2: I concur with R2 that it is also important to show performance devoid of all scheduling tricks and on a 'standardized' depth network commonly used in other papers for benchmarking purposes. This would remove any doubts in the mind of the reader with regards to these techniques somehow synergistically favoring HO TT RNN over previous methods.
Overall good paper.
The paper proposes a variant of Higher-order convolutional recurrent neural network for the task of supervised learning on video sequences. The key idea behind higher order CRNN is to capture the smooth evolution of frames in videos. As there is strong connection between neighboring frame data, it is important to capture this with higher order RNNs which correlate information across several time steps (as opposed to pure RNNs which correlate across typically one timestep only).
To enable efficient computation of the above higher order CRNN, the paper proposes a tensor decomposition of the higher order recurrent convolution operation which correlates information across the past several frames. Naively implemented, this operation would take O(N^3) time. The paper presents a key link between the evolution of data across frames in video (i.e. smoothly evolving over time in an autoregressive manner) and tensor-train decomposition (decomposing a large tensor into a chain of tensor products).
Validation on the above proposed architecture is presented, which outperforms previous work while maintaining fewer number of learnable parameters.

__ Strengths__: The paper is well presented with well thought out rationale and reasoning. I particularly like the implicit link between video data and tensor train decomposition. The tensor train decomposition with the accompanying linear time computation algorithm for higher order computation is well presented, and improves the computational complexity of evaluating the higher order convolutional RNN.
The empirical validation is comprehensive and quite convincing of the merits of this approach vs with respect to CLSTM and PredRNN++. The qualitative results also seem impressive and I'm fairly convinced that the proposed method does a better job at solving video based tasks than the compared work.

__ Weaknesses__: The two major weaknesses are a lack of comparison to previous work by Yang et. al. [1] that also utilizes tensor train decomposition, as well as possibly incomplete validation with regards to efficiency.
The work by Yang et. al. is somewhat similar in its application of tensor train to reduce the complexity of computation. Although, it does not rely on the same structure as this work (smooth evolution over time in video data vs tensor train), it does rely on somewhat of a similar structure (i.e. decomposing a complex tensor operation on image data as a tensor train operation akin to convolution). Looking at these two side by side, I appreciate their difference, however I think they're still too similar to not require a comparison. One could conceivably imagine that the same underlying structure is exploited by both approaches, which diminishes the novelty of the work.

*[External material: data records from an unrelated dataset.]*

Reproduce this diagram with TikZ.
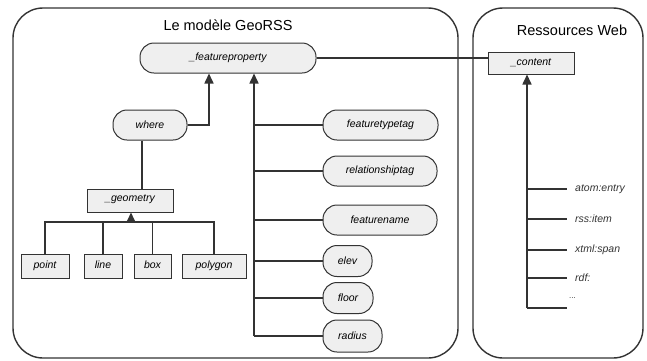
\documentclass[tikz,border=0pt]{standalone}
\usepackage{fontspec}
\usepackage{tikz}
\usetikzlibrary{arrows.meta}
\usetikzlibrary{positioning}
\newfontfamily\labfont{Liberation Sans}
\definecolor{boxfill}{HTML}{EFEFEF}
\definecolor{edge}{HTML}{333333}
\tikzset{container/.style = {draw=edge, line width=1.4pt, rounded corners=30pt,
                             inner sep=0pt},
         oval/.style = {draw=edge, fill=boxfill, line width=1pt, rounded corners=14pt,
                        minimum height=30pt, inner sep=0pt,
                        font=\labfont\itshape\fontsize{10.5}{12}\selectfont},
         rectbox/.style = {draw=edge, fill=boxfill, line width=1pt,
                           minimum height=23pt, inner sep=0pt,
                           font=\labfont\itshape\fontsize{10.5}{12}\selectfont},
         item/.style = {anchor=west, inner sep=2pt, text=edge,
                        font=\labfont\itshape\fontsize{10.5}{12}\selectfont},
         wire/.style = {draw=edge, line width=1.6pt},
         inh/.style = {wire, -{Triangle[length=10pt,width=9pt]}}}

\begin{document}
\begin{tikzpicture}[x=1pt, y=-1pt]
    \useasboundingbox (0,0) rectangle (647,360);
    \node [container, minimum width=445pt, minimum height=350pt] (georss) at (235.5,183) {};
    \node [container, minimum width=170pt, minimum height=350pt] (web) at (558,183) {};
    \node [font=\labfont\fontsize{14.5}{16}\selectfont] (title1) at (228,25) {Le modèle GeoRSS};
    \node [font=\labfont\fontsize{14.5}{16}\selectfont] (title2) at (572,30) {Ressources Web};

    \node [oval, minimum width=176pt] (fp) at (228,58) {\raisebox{2pt}{\_featureproperty}\hspace{32pt}};
    \node [oval, minimum width=74pt] (where) at (150,125) {where\hspace{16pt}};
    \node [rectbox, minimum width=86pt] (geom) at (130,200.5) {\raisebox{4pt}{\_geometry}};
    \node [rectbox, minimum width=48pt, minimum height=24pt] (gpoint) at (45,266) {point\hspace{8pt}};
    \node [rectbox, minimum width=38pt, minimum height=24pt] (gline) at (103,266) {\raisebox{3pt}{line}};
    \node [rectbox, minimum width=37pt, minimum height=24pt] (gbox) at (152.5,266) {\raisebox{3pt}{box}};
    \node [rectbox, minimum width=64pt, minimum height=24pt] (gpolygon) at (214,266) {\raisebox{3pt}{polygon}};

    \node [oval, minimum width=115pt] (ftt) at (380.5,125) {featuretypetag};
    \node [oval, minimum width=114pt] (rel) at (380,171) {relationshiptag};
    \node [oval, minimum width=114pt] (fname) at (380,220) {featurename};
    \node [oval, minimum width=49pt, minimum height=31pt] (elev) at (347.5,261) {elev\hspace{6pt}};
    \node [oval, minimum width=50pt, minimum height=31pt] (floor) at (348,298) {floor\hspace{6pt}};
    \node [oval, minimum width=59pt, minimum height=32pt] (radius) at (352.5,336) {radius\hspace{6pt}};

    \node [rectbox, minimum width=86pt, minimum height=22pt] (content) at (531,63) {\raisebox{2pt}{\_content}\hspace{24pt}};

    \node [item] (ae) at (573,189) {atom:entry};
    \node [item] (ri) at (573,219) {rss:item};
    \node [item] (xs) at (573,250) {xtml:span};
    \node [item] (rdf) at (573,278) {rdf:};
    \node [item, font=\labfont\fontsize{8}{9}\selectfont] (more) at (567,298) {...};

    \coordinate (tr) at (254,336);
    \coordinate (bus) at (131,222);
    \coordinate (ct) at (527,308);
    \coordinate (ctend) at (567,308);

    \draw [inh] (tr) -- (tr |- fp.south);
    \foreach \n in {ftt,rel,fname,elev,floor,radius}
        \draw [wire] (\n.west) -- (\n.west -| tr);
    \draw [inh] (where.east) -| ([xshift=-19pt]fp.south);
    \draw [wire] ([xshift=-8pt]where.south) -- ([xshift=-8pt]where.south |- geom.north);
    \draw [inh] (bus) -- (bus |- geom.south);
    \foreach \n in {gpoint,gline,gbox,gpolygon}
        \draw [wire] (\n.north) |- (bus);
    \draw [wire, line width=1.2pt] (fp.east) -- (fp.east -| content.west);
    \draw [inh] (ct) -- (ct |- content.south);
    \foreach \n in {ae,ri,xs,rdf}
        \draw [wire] (\n.west -| ct) -- ([xshift=-6pt]\n.west);
    \draw [wire] (ct) -- (ctend);
  \end{tikzpicture}
\end{document}
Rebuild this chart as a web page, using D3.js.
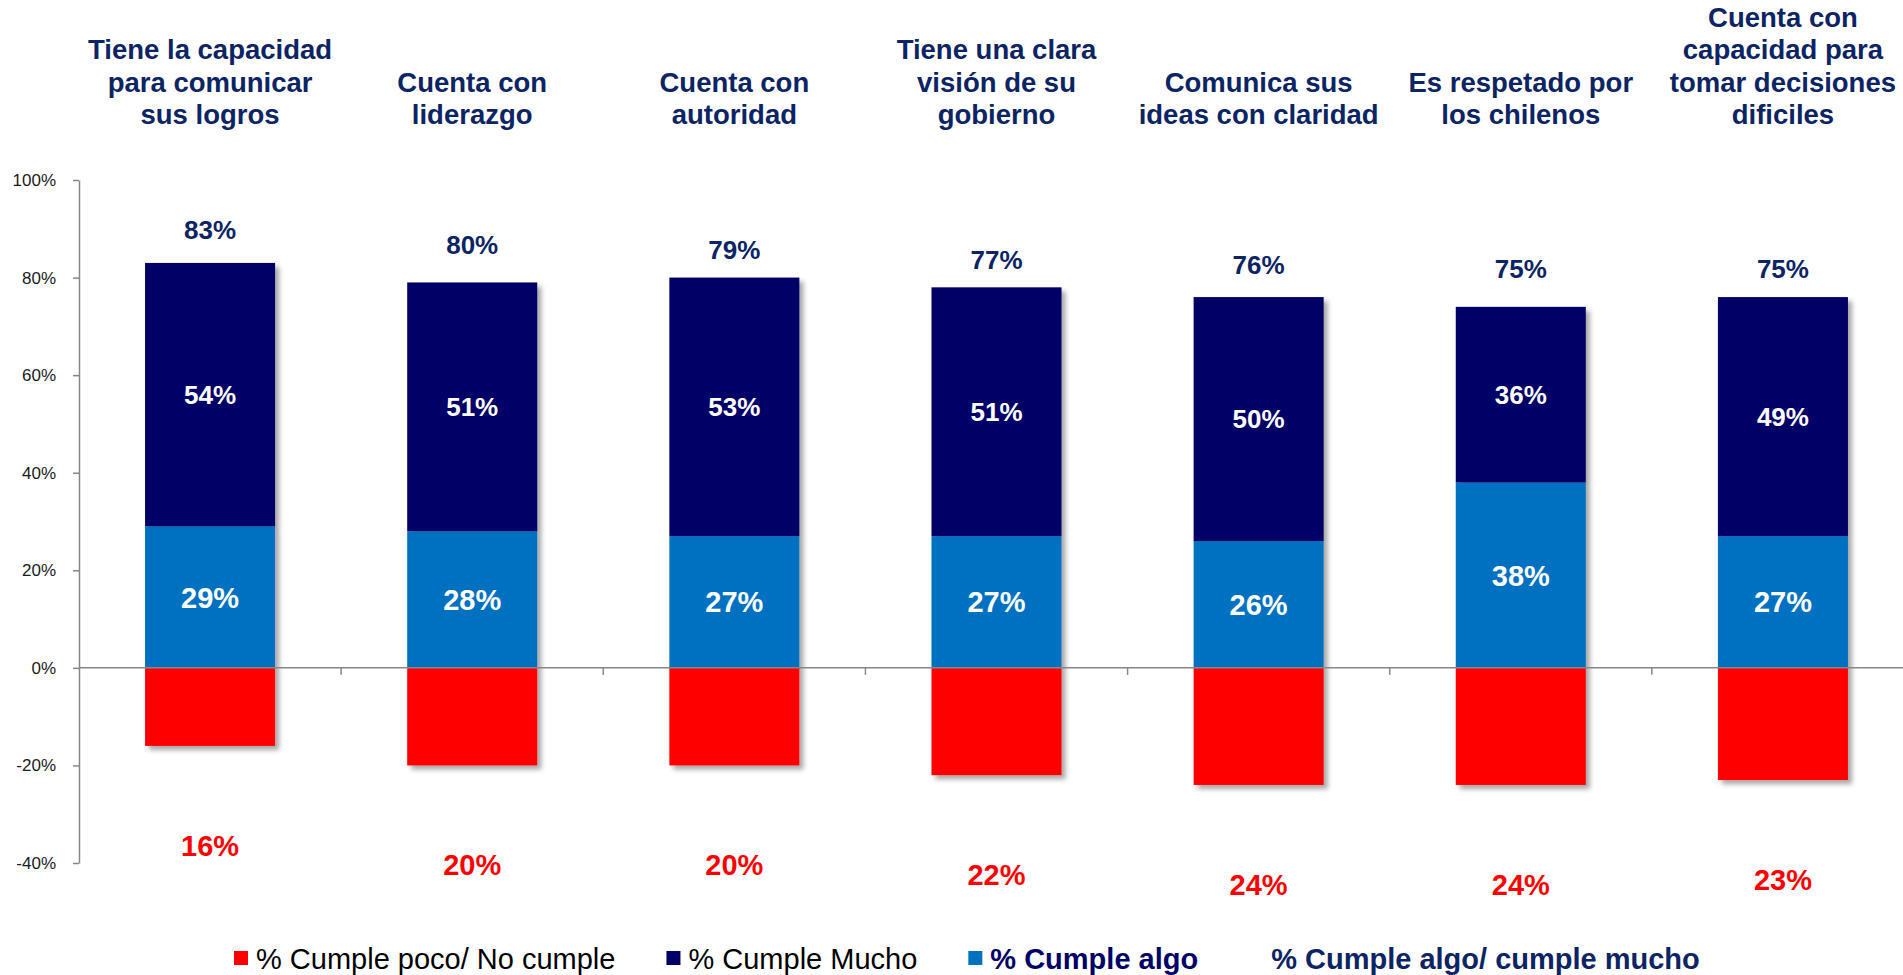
<!DOCTYPE html>
<html>
<head>
<meta charset="utf-8">
<script src="https://cdn.jsdelivr.net/npm/d3@7"></script>
<style>
  body { margin: 0; background: #fff; }
  text { font-family: "Liberation Sans", Arial, sans-serif; }
</style>
</head>
<body>
<div id="chart"></div>
<script>
// chart values
var categories = [
    ["Tiene la capacidad", "para comunicar", "sus logros"],
    ["Cuenta con", "liderazgo"],
    ["Cuenta con", "autoridad"],
    ["Tiene una clara", "visión de su", "gobierno"],
    ["Comunica sus", "ideas con claridad"],
    ["Es respetado por", "los chilenos"],
    ["Cuenta con", "capacidad para", "tomar decisiones", "dificiles"]
];
var cumpleAlgo = [29, 28, 27, 27, 26, 38, 27];
var cumpleMucho = [54, 51, 53, 51, 50, 36, 49];
var cumplePoco = [16, 20, 20, 22, 24, 24, 23];
var algoMucho = [83, 80, 79, 77, 76, 75, 75];
var yTicks = [-40, -20, 0, 20, 40, 60, 80, 100];
var legendLabels = ["% Cumple poco/ No cumple", "% Cumple Mucho", "% Cumple algo", "% Cumple algo/ cumple mucho"];

var W = 1903, H = 975;
var navy = "#0c2463", darkBar = "#000066", blueBar = "#0070c0", redBar = "#ff0000", grey = "#878787";

var svg = d3.select("#chart").append("svg")
    .attr("width", W)
    .attr("height", H);

var defs = svg.append("defs");
defs.append("filter")
    .attr("id", "shadow")
    .attr("filterUnits", "userSpaceOnUse")
    .attr("x", 0).attr("y", 0).attr("width", W).attr("height", H)
    .append("feDropShadow")
    .attr("dx", 4).attr("dy", 4)
    .attr("stdDeviation", 2.5)
    .attr("flood-color", "#000")
    .attr("flood-opacity", 0.35);

var idx = d3.range(categories.length);

var x = d3.scaleBand()
    .domain(idx)
    .range([79, 1914])
    .paddingInner(0.504)
    .paddingOuter(0.252);

var y = d3.scaleLinear()
    .domain([-40, 100])
    .range([863, 180]);

// bars
var bars = svg.append("g").attr("filter", "url(#shadow)");

bars.selectAll(".red").data(idx).enter().append("rect")
    .attr("x", i => x(i))
    .attr("width", x.bandwidth())
    .attr("y", y(0))
    .attr("height", i => y(-cumplePoco[i]) - y(0))
    .attr("fill", redBar);

bars.selectAll(".blue").data(idx).enter().append("rect")
    .attr("x", i => x(i))
    .attr("width", x.bandwidth())
    .attr("y", i => y(cumpleAlgo[i]))
    .attr("height", i => y(0) - y(cumpleAlgo[i]))
    .attr("fill", blueBar);

bars.selectAll(".dark").data(idx).enter().append("rect")
    .attr("x", i => x(i))
    .attr("width", x.bandwidth())
    .attr("y", i => y(cumpleAlgo[i] + cumpleMucho[i]))
    .attr("height", i => y(cumpleAlgo[i]) - y(cumpleAlgo[i] + cumpleMucho[i]))
    .attr("fill", darkBar);

// Y axis
var yAxis = svg.append("g")
    .attr("transform", "translate(79,0)")
    .call(d3.axisLeft(y)
        .tickValues(yTicks)
        .tickFormat(d => d + "%")
        .tickSize(6)
        .tickSizeOuter(0)
        .tickPadding(17));
yAxis.select(".domain").attr("stroke", grey).attr("stroke-width", 1.5);
yAxis.selectAll(".tick line").attr("stroke", grey).attr("stroke-width", 1.5);
yAxis.selectAll(".tick text")
    .attr("font-size", "17px")
    .attr("fill", "#1a1a1a")
    .style("font-family", "'Liberation Sans', Arial, sans-serif");

// zero line and category ticks
svg.append("line")
    .attr("x1", 79).attr("x2", W)
    .attr("y1", y(0)).attr("y2", y(0))
    .attr("stroke", grey).attr("stroke-width", 1.5);

var gap = (x.step() - x.bandwidth()) / 2;
svg.selectAll(".cattick").data(idx.slice(1)).enter().append("line")
    .attr("x1", i => x(i) - gap).attr("x2", i => x(i) - gap)
    .attr("y1", y(0)).attr("y2", y(0) + 7)
    .attr("stroke", grey).attr("stroke-width", 1.5);

// segment labels
var cx = i => x(i) + x.bandwidth() / 2;

svg.selectAll(".lblDark").data(idx).enter().append("text")
    .attr("x", cx)
    .attr("y", i => (y(cumpleAlgo[i]) + y(cumpleAlgo[i] + cumpleMucho[i])) / 2 + 9)
    .attr("text-anchor", "middle")
    .attr("font-size", "26px").attr("font-weight", 700)
    .attr("fill", "#fff")
    .text(i => cumpleMucho[i] + "%");

svg.selectAll(".lblBlue").data(idx).enter().append("text")
    .attr("x", cx)
    .attr("y", i => (y(0) + y(cumpleAlgo[i])) / 2 + 10.5)
    .attr("text-anchor", "middle")
    .attr("font-size", "29px").attr("font-weight", 700)
    .attr("fill", "#fff")
    .text(i => cumpleAlgo[i] + "%");

svg.selectAll(".lblTotal").data(idx).enter().append("text")
    .attr("x", cx)
    .attr("y", i => y(algoMucho[i]) - 23.5)
    .attr("text-anchor", "middle")
    .attr("font-size", "26px").attr("font-weight", 700)
    .attr("fill", navy)
    .text(i => algoMucho[i] + "%");

svg.selectAll(".lblRed").data(idx).enter().append("text")
    .attr("x", cx)
    .attr("y", i => y(-cumplePoco[i]) + 110)
    .attr("text-anchor", "middle")
    .attr("font-size", "29px").attr("font-weight", 700)
    .attr("fill", redBar)
    .text(i => cumplePoco[i] + "%");

// category titles
var titles = svg.selectAll(".title").data(idx).enter().append("text")
    .attr("text-anchor", "middle")
    .attr("font-size", "27.5px").attr("font-weight", 700)
    .attr("fill", navy);
titles.each(function (i) {
    var lines = categories[i];
    var t = d3.select(this);
    lines.forEach(function (ln, k) {
        t.append("tspan")
            .attr("x", cx(i))
            .attr("y", 124 - (lines.length - 1 - k) * 32.5)
            .text(ln);
    });
});

// legend
var legendColors = [redBar, darkBar, blueBar, null];
var legendText = ["#000", "#000", darkBar, navy];
var legendWeight = [400, 400, 700, 700];
var lx = 234;
var legend = svg.append("g");
legendLabels.forEach(function (lab, k) {
    if (legendColors[k]) {
        legend.append("rect")
            .attr("x", lx).attr("y", 951)
            .attr("width", 14).attr("height", 14)
            .attr("fill", legendColors[k]);
    }
    var t = legend.append("text")
        .attr("x", lx + 22).attr("y", 969)
        .attr("font-size", "29px")
        .attr("font-weight", legendWeight[k])
        .attr("fill", legendText[k])
        .text(lab);
    lx = lx + 22 + t.node().getComputedTextLength() + 51;
});
</script>
</body>
</html>
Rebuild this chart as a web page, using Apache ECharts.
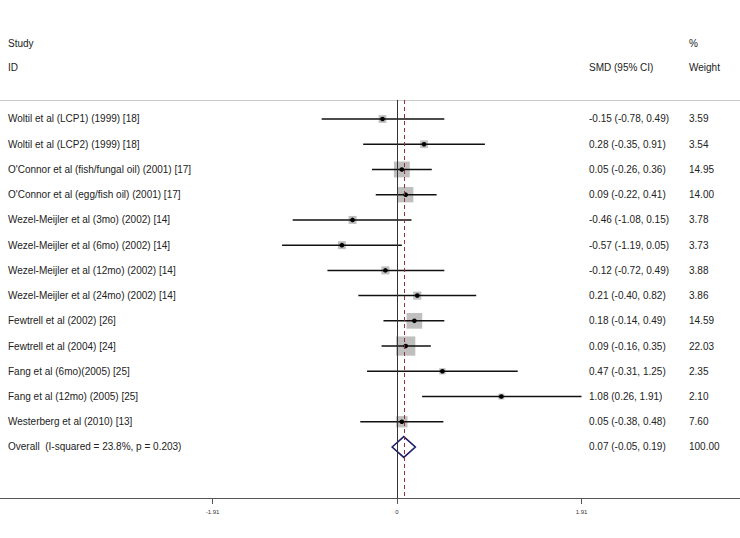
<!DOCTYPE html>
<html><head><meta charset="utf-8">
<script src="https://cdn.jsdelivr.net/npm/echarts@6/dist/echarts.min.js"></script>
<style>html,body{margin:0;padding:0;background:#fff}#c{width:740px;height:538px}</style>
</head><body><div id="c"></div>
<script>
const studies = [
  'Woltil et al (LCP1) (1999) [18]',
  'Woltil et al (LCP2) (1999) [18]',
  "O'Connor et al (fish/fungal oil) (2001) [17]",
  "O'Connor et al (egg/fish oil) (2001) [17]",
  'Wezel-Meijler et al (3mo) (2002) [14]',
  'Wezel-Meijler et al (6mo) (2002) [14]',
  'Wezel-Meijler et al (12mo) (2002) [14]',
  'Wezel-Meijler et al (24mo) (2002) [14]',
  'Fewtrell et al (2002) [26]',
  'Fewtrell et al (2004) [24]',
  'Fang et al (6mo)(2005) [25]',
  'Fang et al (12mo) (2005) [25]',
  'Westerberg et al (2010) [13]'
];
const smd = [-0.15, 0.28, 0.05, 0.09, -0.46, -0.57, -0.12, 0.21, 0.18, 0.09, 0.47, 1.08, 0.05];
const lower = [-0.78, -0.35, -0.26, -0.22, -1.08, -1.19, -0.72, -0.40, -0.14, -0.16, -0.31, 0.26, -0.38];
const upper = [0.49, 0.91, 0.36, 0.41, 0.15, 0.05, 0.49, 0.82, 0.49, 0.35, 1.25, 1.91, 0.48];
const weights = [3.59, 3.54, 14.95, 14.00, 3.78, 3.73, 3.88, 3.86, 14.59, 22.03, 2.35, 2.10, 7.60];
const overallLabel = 'Overall  (I-squared = 23.8%, p = 0.203)';
const overallEst = 0.07;
const overallLower = -0.05;
const overallUpper = 0.19;
const overallWeight = 100.00;
const tickValues = [-1.91, 0, 1.91];

const FONT = '10px "Liberation Sans", Arial, sans-serif';
const TXT = '#222';
const fmt = v => v.toFixed(2);

const allLabels = studies.concat([overallLabel]);
const allSmdText = studies.map((s, i) => `${fmt(smd[i])} (${fmt(lower[i])}, ${fmt(upper[i])})`)
  .concat([`${fmt(overallEst)} (${fmt(overallLower)}, ${fmt(overallUpper)})`]);
const allWeightText = weights.map(fmt).concat([fmt(overallWeight)]);

const chart = echarts.init(document.getElementById('c'), null, {renderer: 'svg'});

const option = {
  animation: false,
  backgroundColor: '#fff',
  grid: {left: 0, right: 0, top: 100, bottom: 40, containLabel: false},
  xAxis: [{
    type: 'value', min: -4.11, max: 3.551, position: 'bottom',
    splitLine: {show: false},
    axisLine: {show: true, onZero: false, lineStyle: {color: '#555', width: 1}},
    axisTick: {show: true, customValues: tickValues, length: 6, lineStyle: {color: '#555'}},
    axisLabel: {show: true, customValues: tickValues, fontSize: 6, color: '#333', margin: 11,
      fontFamily: 'Liberation Sans',
      formatter: v => (v === 0 ? '0' : fmt(v))}
  }, {
    type: 'value', min: -4.11, max: 3.551, position: 'top',
    splitLine: {show: false},
    axisLine: {show: true, onZero: false, lineStyle: {color: '#c8c8c8', width: 1}},
    axisTick: {show: false}, axisLabel: {show: false}
  }],
  yAxis: {type: 'value', inverse: true, min: -0.753, max: 15.022, show: false},
  graphic: [
    {type: 'text', left: 8, top: 38, style: {text: 'Study', font: FONT, fill: TXT}},
    {type: 'text', left: 8, top: 62, style: {text: 'ID', font: FONT, fill: TXT}},
    {type: 'text', left: 689, top: 38, style: {text: '%', font: FONT, fill: TXT}},
    {type: 'text', left: 589, top: 62, style: {text: 'SMD (95% CI)', font: FONT, fill: TXT}},
    {type: 'text', left: 689, top: 62, style: {text: 'Weight', font: FONT, fill: TXT}}
  ],
  series: [
    {
      type: 'line', data: [], z: 1, silent: true,
      markLine: {
        silent: true, symbol: 'none', label: {show: false}, animation: false,
        data: [
          {xAxis: 0, lineStyle: {color: '#333', width: 1, type: 'solid'}},
          {xAxis: overallEst, lineStyle: {color: '#9e2a3a', width: 1, type: [4, 3]}}
        ]
      }
    },
    {
      type: 'custom', z: 3, silent: true,
      data: studies.map((s, i) => [smd[i], i, lower[i], upper[i], weights[i]]),
      encode: {x: 0, y: 1},
      renderItem: (params, api) => {
        const x = api.value(0), row = api.value(1), lo = api.value(2), hi = api.value(3), w = api.value(4);
        const c = api.coord([x, row]);
        const pl = api.coord([lo, row]);
        const ph = api.coord([hi, row]);
        const s = 4.1 * Math.sqrt(w);
        return {
          type: 'group', children: [
            {type: 'rect', shape: {x: c[0] - s / 2, y: c[1] - s / 2, width: s, height: s}, style: {fill: '#bfbfbf'}},
            {type: 'line', shape: {x1: pl[0], y1: pl[1], x2: ph[0], y2: ph[1]}, style: {stroke: '#111', lineWidth: 1.5}},
            {type: 'circle', shape: {cx: c[0], cy: c[1], r: 2.3}, style: {fill: '#000'}}
          ]
        };
      }
    },
    {
      type: 'custom', z: 3, silent: true,
      data: [[overallEst, studies.length, overallLower, overallUpper]],
      encode: {x: 0, y: 1},
      renderItem: (params, api) => {
        const x = api.value(0), row = api.value(1), lo = api.value(2), hi = api.value(3);
        const pL = api.coord([lo, row]);
        const pT = api.coord([x, row - 0.41]);
        const pR = api.coord([hi, row]);
        const pB = api.coord([x, row + 0.41]);
        return {
          type: 'polygon',
          shape: {points: [pL, pT, pR, pB]},
          style: {fill: 'none', stroke: '#1c1c6a', lineWidth: 1.6}
        };
      }
    },
    {
      type: 'custom', z: 4, silent: true,
      data: allLabels.map((s, i) => [0, i]),
      encode: {x: 0, y: 1},
      clip: false,
      renderItem: (params, api) => {
        const i = params.dataIndex;
        const y = api.coord([0, api.value(1)])[1];
        return {
          type: 'group', children: [
            {type: 'text', x: 8, y: y, style: {text: allLabels[i], font: FONT, fill: TXT, verticalAlign: 'middle', align: 'left'}},
            {type: 'text', x: 589, y: y, style: {text: allSmdText[i], font: FONT, fill: TXT, verticalAlign: 'middle', align: 'left'}},
            {type: 'text', x: 689, y: y, style: {text: allWeightText[i], font: FONT, fill: TXT, verticalAlign: 'middle', align: 'left'}}
          ]
        };
      }
    }
  ]
};
chart.setOption(option);
</script>
</body></html>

It remains to be seen whether this application of tensor train is orthogonal to the application of tensor train by Yang et. al. It is indeed important to verify whether the proposed application of tensor train is sufficiently different to previous work so as to confirm that this work is not aliasing previous work by Yang et. al. Without this comparison, it leaves the doubt that the underlying mechanism of improvement might be the same as previous work.
Another issue with the current work is with respect to efficiency evaluation. As this is a central point in the paper, it should be fairly and accurately presented. I didn't see any specific runtime or latency evaluation with regards to the proposed architecture. The reason why this is an issue is because HO-RNN, specifically this version of HO-RNN require a chained dependency to evaluate the higher order term in order to reduce the amount of FLOPs required. Although this tradeoff between FLOPs, and latency is likely useful, it should be presented in the work. It should be noted that although the naive O(N^3) algorithm requires more computation, it can be accelerated on SIMD architecture such as GPUs due to a lack of dependency structure. This aspect of the work requires more discussion and presentation, and the paper is somewhat incomplete without it.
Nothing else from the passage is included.